* _Your objective_
Exclude the pictures and return every line exactly as written.

* _Recorded data_
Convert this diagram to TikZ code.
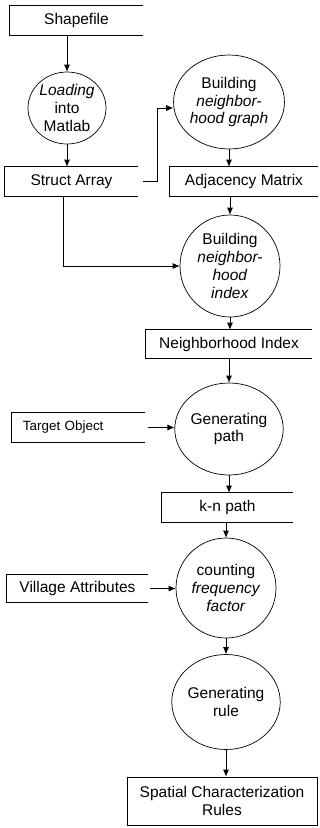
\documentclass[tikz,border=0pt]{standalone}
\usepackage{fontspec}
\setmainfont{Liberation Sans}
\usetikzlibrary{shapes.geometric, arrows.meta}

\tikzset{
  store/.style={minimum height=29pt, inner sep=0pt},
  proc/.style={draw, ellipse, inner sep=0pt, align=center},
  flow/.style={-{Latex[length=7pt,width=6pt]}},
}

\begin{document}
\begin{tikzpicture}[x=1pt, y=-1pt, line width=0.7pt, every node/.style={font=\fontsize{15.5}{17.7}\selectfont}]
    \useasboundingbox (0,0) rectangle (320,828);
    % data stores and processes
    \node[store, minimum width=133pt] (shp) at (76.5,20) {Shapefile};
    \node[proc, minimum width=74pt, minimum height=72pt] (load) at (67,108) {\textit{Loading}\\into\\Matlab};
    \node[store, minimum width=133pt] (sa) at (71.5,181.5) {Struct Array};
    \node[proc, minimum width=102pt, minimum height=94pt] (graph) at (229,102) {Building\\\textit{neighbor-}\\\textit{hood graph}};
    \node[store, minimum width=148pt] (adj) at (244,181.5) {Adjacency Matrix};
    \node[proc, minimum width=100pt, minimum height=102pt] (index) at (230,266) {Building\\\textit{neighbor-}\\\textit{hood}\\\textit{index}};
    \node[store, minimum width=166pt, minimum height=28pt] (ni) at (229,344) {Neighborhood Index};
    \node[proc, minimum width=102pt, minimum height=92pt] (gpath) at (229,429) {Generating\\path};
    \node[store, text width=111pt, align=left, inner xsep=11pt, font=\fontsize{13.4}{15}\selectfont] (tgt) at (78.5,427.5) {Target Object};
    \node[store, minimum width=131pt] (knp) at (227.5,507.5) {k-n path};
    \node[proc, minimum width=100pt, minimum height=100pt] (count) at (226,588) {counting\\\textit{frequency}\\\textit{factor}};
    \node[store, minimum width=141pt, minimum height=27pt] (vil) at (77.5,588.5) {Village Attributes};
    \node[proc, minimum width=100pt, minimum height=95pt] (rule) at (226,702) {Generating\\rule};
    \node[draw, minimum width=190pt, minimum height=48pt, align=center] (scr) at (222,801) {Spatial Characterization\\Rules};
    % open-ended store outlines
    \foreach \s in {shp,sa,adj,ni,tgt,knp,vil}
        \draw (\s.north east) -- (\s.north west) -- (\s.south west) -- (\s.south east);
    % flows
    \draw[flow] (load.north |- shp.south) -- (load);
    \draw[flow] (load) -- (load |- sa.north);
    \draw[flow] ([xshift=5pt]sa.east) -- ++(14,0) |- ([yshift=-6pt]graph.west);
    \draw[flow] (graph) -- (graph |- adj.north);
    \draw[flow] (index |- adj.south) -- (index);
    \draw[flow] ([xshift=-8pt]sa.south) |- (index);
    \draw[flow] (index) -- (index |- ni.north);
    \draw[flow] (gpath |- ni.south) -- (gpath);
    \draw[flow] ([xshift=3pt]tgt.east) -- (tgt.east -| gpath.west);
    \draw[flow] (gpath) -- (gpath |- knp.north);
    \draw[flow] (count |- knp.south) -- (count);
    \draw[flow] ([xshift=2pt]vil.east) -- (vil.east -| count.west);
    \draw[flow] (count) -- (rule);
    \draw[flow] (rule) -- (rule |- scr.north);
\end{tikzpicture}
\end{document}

* _Response to this task_
Convert this diagram to TikZ code.
\documentclass[tikz,border=0pt]{standalone}
\usepackage{fontspec}
\setmainfont{Liberation Sans}
\usetikzlibrary{shapes.geometric, arrows.meta}

\tikzset{
  store/.style={minimum height=29pt, inner sep=0pt},
  proc/.style={draw, ellipse, inner sep=0pt, align=center},
  flow/.style={-{Latex[length=7pt,width=6pt]}},
}

\begin{document}
\begin{tikzpicture}[x=1pt, y=-1pt, line width=0.7pt, every node/.style={font=\fontsize{15.5}{17.7}\selectfont}]
    \useasboundingbox (0,0) rectangle (320,828);
    % data stores and processes
    \node[store, minimum width=133pt] (shp) at (76.5,20) {Shapefile};
    \node[proc, minimum width=74pt, minimum height=72pt] (load) at (67,108) {\textit{Loading}\\into\\Matlab};
    \node[store, minimum width=133pt] (sa) at (71.5,181.5) {Struct Array};
    \node[proc, minimum width=102pt, minimum height=94pt] (graph) at (229,102) {Building\\\textit{neighbor-}\\\textit{hood graph}};
    \node[store, minimum width=148pt] (adj) at (244,181.5) {Adjacency Matrix};
    \node[proc, minimum width=100pt, minimum height=102pt] (index) at (230,266) {Building\\\textit{neighbor-}\\\textit{hood}\\\textit{index}};
    \node[store, minimum width=166pt, minimum height=28pt] (ni) at (229,344) {Neighborhood Index};
    \node[proc, minimum width=102pt, minimum height=92pt] (gpath) at (229,429) {Generating\\path};
    \node[store, text width=111pt, align=left, inner xsep=11pt, font=\fontsize{13.4}{15}\selectfont] (tgt) at (78.5,427.5) {Target Object};
    \node[store, minimum width=131pt] (knp) at (227.5,507.5) {k-n path};
    \node[proc, minimum width=100pt, minimum height=100pt] (count) at (226,588) {counting\\\textit{frequency}\\\textit{factor}};
    \node[store, minimum width=141pt, minimum height=27pt] (vil) at (77.5,588.5) {Village Attributes};
    \node[proc, minimum width=100pt, minimum height=95pt] (rule) at (226,702) {Generating\\rule};
    \node[draw, minimum width=190pt, minimum height=48pt, align=center] (scr) at (222,801) {Spatial Characterization\\Rules};
    % open-ended store outlines
    \foreach \s in {shp,sa,adj,ni,tgt,knp,vil}
        \draw (\s.north east) -- (\s.north west) -- (\s.south west) -- (\s.south east);
    % flows
    \draw[flow] (load.north |- shp.south) -- (load);
    \draw[flow] (load) -- (load |- sa.north);
    \draw[flow] ([xshift=5pt]sa.east) -- ++(14,0) |- ([yshift=-6pt]graph.west);
    \draw[flow] (graph) -- (graph |- adj.north);
    \draw[flow] (index |- adj.south) -- (index);
    \draw[flow] ([xshift=-8pt]sa.south) |- (index);
    \draw[flow] (index) -- (index |- ni.north);
    \draw[flow] (gpath |- ni.south) -- (gpath);
    \draw[flow] ([xshift=3pt]tgt.east) -- (tgt.east -| gpath.west);
    \draw[flow] (gpath) -- (gpath |- knp.north);
    \draw[flow] (count |- knp.south) -- (count);
    \draw[flow] ([xshift=2pt]vil.east) -- (vil.east -| count.west);
    \draw[flow] (count) -- (rule);
    \draw[flow] (rule) -- (rule |- scr.north);
\end{tikzpicture}
\end{document}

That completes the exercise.